◆ **TASK INSTRUCTIONS**
Reproduce the listing word for word. Skip any image.
>> START COLLECTED DATA
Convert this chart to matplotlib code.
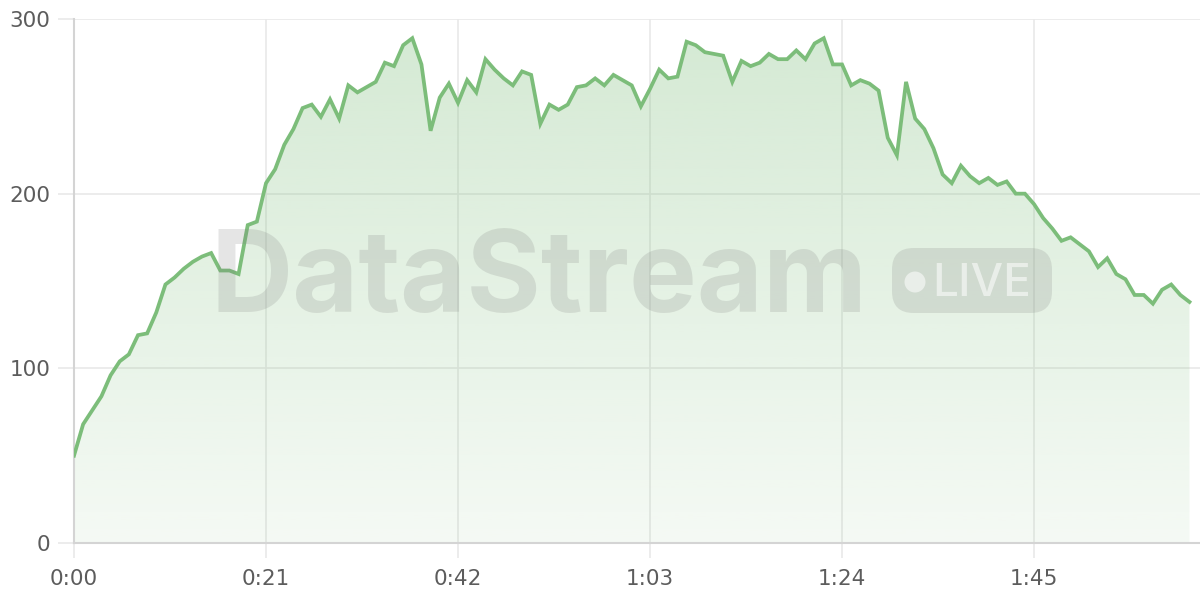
import matplotlib
matplotlib.use("Agg")
import matplotlib.pyplot as plt
import numpy as np
from matplotlib.patches import FancyBboxPatch, Ellipse

# viewers per minute
viewers = [
    50, 68, 76, 84, 96, 104, 108, 119, 120, 132,
    148, 152, 157, 161, 164, 166, 156, 156, 154, 182,
    184, 206, 214, 228, 237, 249, 251, 244, 254, 243,
    262, 258, 261, 264, 275, 273, 285, 289, 274, 236,
    255, 263, 252, 265, 258, 277, 271, 266, 262, 270,
    268, 240, 251, 248, 251, 261, 262, 266, 262, 268,
    265, 262, 250, 260, 271, 266, 267, 287, 285, 281,
    280, 279, 264, 276, 273, 275, 280, 277, 277, 282,
    277, 286, 289, 274, 274, 262, 265, 263, 259, 232,
    222, 264, 243, 237, 226, 211, 206, 216, 210, 206,
    209, 205, 207, 200, 200, 194, 186, 180, 173, 175,
    171, 167, 158, 163, 154, 151, 142, 142, 137, 145,
    148, 142, 138,
]
minutes = np.arange(len(viewers))

xtick_pos = [0, 21, 42, 63, 84, 105]
xtick_labels = ["0:00", "0:21", "0:42", "1:03", "1:24", "1:45"]
ytick_pos = [0, 100, 200, 300]

line_color = "#7cbd7a"
grid_color = "#e9e9e9"
axis_color = "#d4d4d4"
text_color = "#5c5c5c"

fig = plt.figure(figsize=(12, 6), dpi=100)
ax = fig.add_axes([74 / 1200, 57 / 600, 1126 / 1200, 524 / 600])
ax.set_xlim(0, 123.15)
ax.set_ylim(0, 300)

# gradient fill under the line
poly = ax.fill_between(minutes, viewers, 0, color="none", lw=0)
grad = np.zeros((256, 1, 4))
grad[:, 0, 0] = 124 / 255
grad[:, 0, 1] = 189 / 255
grad[:, 0, 2] = 122 / 255
grad[:, 0, 3] = np.linspace(0.33, 0.08, 256)
img = ax.imshow(grad, extent=[0, minutes[-1], 0, 300], aspect="auto",
                origin="upper", zorder=1)
img.set_clip_path(poly.get_paths()[0], transform=ax.transData)

ax.plot(minutes, viewers, color=line_color, lw=2.7, zorder=4,
        solid_joinstyle="miter")

ax.set_xticks(xtick_pos)
ax.set_xticklabels(xtick_labels)
ax.set_yticks(ytick_pos)
ax.grid(True, color=grid_color, lw=1.2, zorder=0)
ax.set_axisbelow(True)
for side in ["top", "right"]:
    ax.spines[side].set_visible(False)
for side in ["left", "bottom"]:
    ax.spines[side].set_color(axis_color)
    ax.spines[side].set_linewidth(1.5)
ax.tick_params(axis="y", length=11.5, width=1.2, color=grid_color, pad=5.5,
               labelsize=15.5, labelcolor=text_color)
ax.tick_params(axis="x", length=10.5, width=1.2, color=grid_color, pad=8,
               labelsize=15.5, labelcolor=text_color)

# watermark
fig.text(210 / 1200, 1 - 312 / 600, "DataStream", fontsize=82,
         fontweight="bold", family="Inter", color="#808080", alpha=0.2,
         ha="left", va="baseline", zorder=3)
pill = FancyBboxPatch((892 / 1200, 1 - 313 / 600), 160 / 1200, 65 / 600,
                      boxstyle="round,pad=0,rounding_size=0.018",
                      transform=fig.transFigure, facecolor="#808080",
                      alpha=0.2, edgecolor="none", zorder=3,
                      mutation_aspect=2)
fig.patches.append(pill)
dot = Ellipse((915 / 1200, 1 - 282 / 600), 21 / 1200, 21 / 600,
              transform=fig.transFigure, facecolor="white", alpha=0.55,
              edgecolor="none", zorder=3)
fig.patches.append(dot)
fig.text(932 / 1200, 1 - 296 / 600, "LIVE", fontsize=33, fontweight="medium",
         family="Inter", color="white", alpha=0.55, ha="left", va="baseline",
         zorder=3)

fig.savefig("out.png", dpi=100)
>> END COLLECTED DATA
◆ **SOLUTION FOR THIS EXERCISE**
Convert this chart to matplotlib code.
import matplotlib
matplotlib.use("Agg")
import matplotlib.pyplot as plt
import numpy as np
from matplotlib.patches import FancyBboxPatch, Ellipse

# viewers per minute
viewers = [
    50, 68, 76, 84, 96, 104, 108, 119, 120, 132,
    148, 152, 157, 161, 164, 166, 156, 156, 154, 182,
    184, 206, 214, 228, 237, 249, 251, 244, 254, 243,
    262, 258, 261, 264, 275, 273, 285, 289, 274, 236,
    255, 263, 252, 265, 258, 277, 271, 266, 262, 270,
    268, 240, 251, 248, 251, 261, 262, 266, 262, 268,
    265, 262, 250, 260, 271, 266, 267, 287, 285, 281,
    280, 279, 264, 276, 273, 275, 280, 277, 277, 282,
    277, 286, 289, 274, 274, 262, 265, 263, 259, 232,
    222, 264, 243, 237, 226, 211, 206, 216, 210, 206,
    209, 205, 207, 200, 200, 194, 186, 180, 173, 175,
    171, 167, 158, 163, 154, 151, 142, 142, 137, 145,
    148, 142, 138,
]
minutes = np.arange(len(viewers))

xtick_pos = [0, 21, 42, 63, 84, 105]
xtick_labels = ["0:00", "0:21", "0:42", "1:03", "1:24", "1:45"]
ytick_pos = [0, 100, 200, 300]

line_color = "#7cbd7a"
grid_color = "#e9e9e9"
axis_color = "#d4d4d4"
text_color = "#5c5c5c"

fig = plt.figure(figsize=(12, 6), dpi=100)
ax = fig.add_axes([74 / 1200, 57 / 600, 1126 / 1200, 524 / 600])
ax.set_xlim(0, 123.15)
ax.set_ylim(0, 300)

# gradient fill under the line
poly = ax.fill_between(minutes, viewers, 0, color="none", lw=0)
grad = np.zeros((256, 1, 4))
grad[:, 0, 0] = 124 / 255
grad[:, 0, 1] = 189 / 255
grad[:, 0, 2] = 122 / 255
grad[:, 0, 3] = np.linspace(0.33, 0.08, 256)
img = ax.imshow(grad, extent=[0, minutes[-1], 0, 300], aspect="auto",
                origin="upper", zorder=1)
img.set_clip_path(poly.get_paths()[0], transform=ax.transData)

ax.plot(minutes, viewers, color=line_color, lw=2.7, zorder=4,
        solid_joinstyle="miter")

ax.set_xticks(xtick_pos)
ax.set_xticklabels(xtick_labels)
ax.set_yticks(ytick_pos)
ax.grid(True, color=grid_color, lw=1.2, zorder=0)
ax.set_axisbelow(True)
for side in ["top", "right"]:
    ax.spines[side].set_visible(False)
for side in ["left", "bottom"]:
    ax.spines[side].set_color(axis_color)
    ax.spines[side].set_linewidth(1.5)
ax.tick_params(axis="y", length=11.5, width=1.2, color=grid_color, pad=5.5,
               labelsize=15.5, labelcolor=text_color)
ax.tick_params(axis="x", length=10.5, width=1.2, color=grid_color, pad=8,
               labelsize=15.5, labelcolor=text_color)

# watermark
fig.text(210 / 1200, 1 - 312 / 600, "DataStream", fontsize=82,
         fontweight="bold", family="Inter", color="#808080", alpha=0.2,
         ha="left", va="baseline", zorder=3)
pill = FancyBboxPatch((892 / 1200, 1 - 313 / 600), 160 / 1200, 65 / 600,
                      boxstyle="round,pad=0,rounding_size=0.018",
                      transform=fig.transFigure, facecolor="#808080",
                      alpha=0.2, edgecolor="none", zorder=3,
                      mutation_aspect=2)
fig.patches.append(pill)
dot = Ellipse((915 / 1200, 1 - 282 / 600), 21 / 1200, 21 / 600,
              transform=fig.transFigure, facecolor="white", alpha=0.55,
              edgecolor="none", zorder=3)
fig.patches.append(dot)
fig.text(932 / 1200, 1 - 296 / 600, "LIVE", fontsize=33, fontweight="medium",
         family="Inter", color="white", alpha=0.55, ha="left", va="baseline",
         zorder=3)

fig.savefig("out.png", dpi=100)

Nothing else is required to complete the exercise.